Posted at 6:29 PM, Jun 18, 2020
and last updated 2020-06-18 20:33:31-04

GREAT FALLS — The Supreme Court ruled this week that LGBTQ employees are protected under federal employment discrimination laws. The court ruled 6-3 in favor of granting protection from discrimination to LGBT workers, with conservatives Chief Justice John Roberts and Justice Neil Gorsuch siding with the majority.

According to the ruling, Title VII of the Civil Rights Act of 1964 that prohibits discriminating against workers on the basis of sex also applies to gay, lesbian, transgender people.

“An employer who fires an individual for being homosexual or transgender fires that person for traits or actions it would not have questioned in members of a different sex,” Justice Neil Gorsuch wrote in the opinion. “Sex plays a necessary and undisguisable role in the decision, exactly what Title VII forbids.”

Justice Samuel Alito wrote the dissenting argument.

The case Bostock vs.

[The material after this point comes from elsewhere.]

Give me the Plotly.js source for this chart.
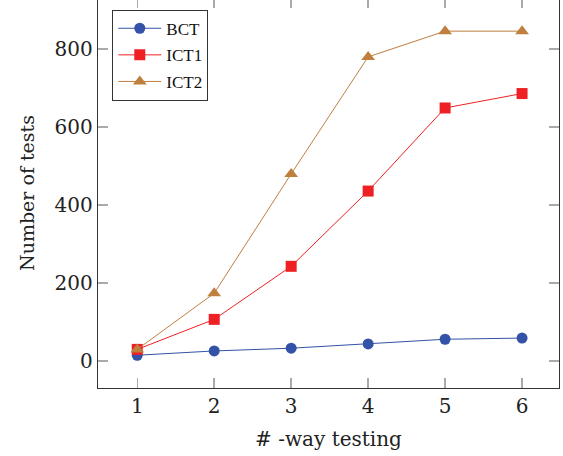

Clayton County, Georgia entered around a Georgia man, Gerald Bostock, who claimed he was fired for "unbecoming" conduct from his job with Clayton, County, Georgia, after he began participating in a gay softball league.

The decision also ruled in favor of Aimee Stephens in the case R.G. & G.R. Harris Funeral Homes Inc. v. Equal Employment Opportunity Commission. Stephens, a trans woman, was fired from her job at a Michigan funeral home when she expressed her desire to live full time as a woman.

We talked with Shawna Applegate, the secretary at the Great Falls LGBTQ center, and she says this step is in the right direction.

"It's going to help people be more comfortable with who they are, and they will get more jobs. A lot of the time people in the queer community don't work because they are too anxious even to go fill out a job application or go to the interview or fear of being judged or let down," she said.

Applegate also noted, "We've been working hard here at the LGBT Center to get a non-discrimination ordinance passed here in Great Falls, which would help cover that for employment. Now, we don't have to worry about that."